Tuesday, April 7, 2009

Holocaust Web Site at Emory Launches Non-English Versions

Holocaust Denial on Trial (HDOT.org), a Web site founded by Emory University professor Deborah Lipstadt to help readers identify and reject Holocaust denial, is launching in four new languages: Arabic, Farsi, Russian and Turkish. These translations are designed to spread the original site's messages to areas where Holocaust denial goes the most unchallenged.

According to Dr. Lipstadt, over the past few years there has been a serious increase in online Holocaust denial. "Deniers are attacking the entire history of the Holocaust piece by piece. Our site puts basic, easily accessible information into the hands of people encountering sophisticated content designed to confuse them," says Lipstadt.

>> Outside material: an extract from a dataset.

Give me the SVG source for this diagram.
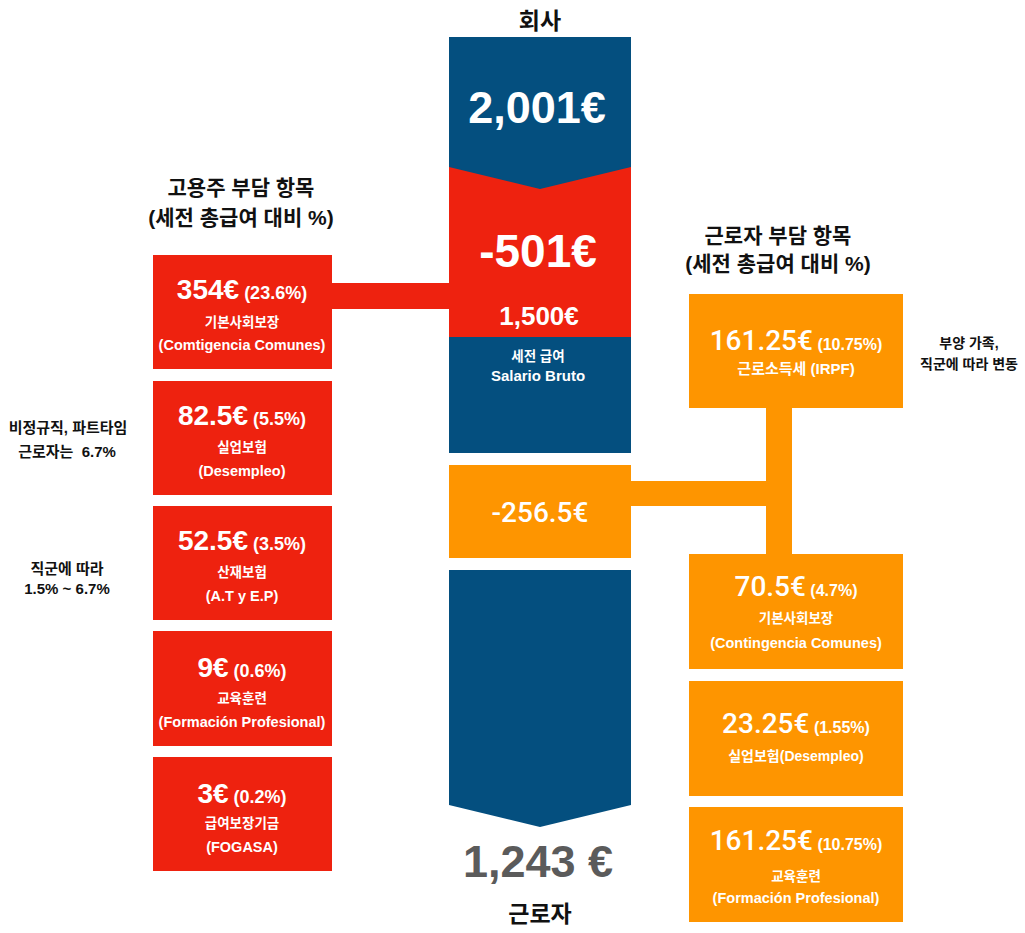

At each of the new sites, visitors will be greeted by a complete parallel home page, site navigation and content in their language of choice. They will be able to search the site's database in the new languages as well. "This project significantly expands the reach of HDOT.org in regions of the world where a significant amount of Holocaust denial is happening," says Lipstadt.

In addition, HDOT.org has added significantly to its offering of more than 30 myth/fact sheets, available in all five languages. These fact sheets confront Holocaust denial head-on by listing various myths about the Holocaust versus actual facts. The myth/fact sheets have been HDOT.org's most popular destination.

In conjunction with this launch, HDOT also announces the creation of a new podcast series, available through Emory's iTunes University: "Holocaust Education and Online Hate Speech" includes podcasts featuring such figures as Lipstadt, renowned Holocaust historian Saul Friedlander and professor Ken Waltzer, who uncovered fraud in a recent and highly publicized Holocaust memoir.

"As so much of the strategy that deniers employ involves spreading their falsehoods on the Internet, we worked with Professor Lipstadt to have scholarly, authoritative resources available in podcasts. Some of the most respected experts on denial on the Internet are interviewed," observes, Emory University's director of academic technology services.

The podcasts will form the core of several new lesson plans being produced for advanced high school and college courses that will help educators and the public approach the complex of social, historical, political and ideological issues that emerge in the study of Holocaust denial.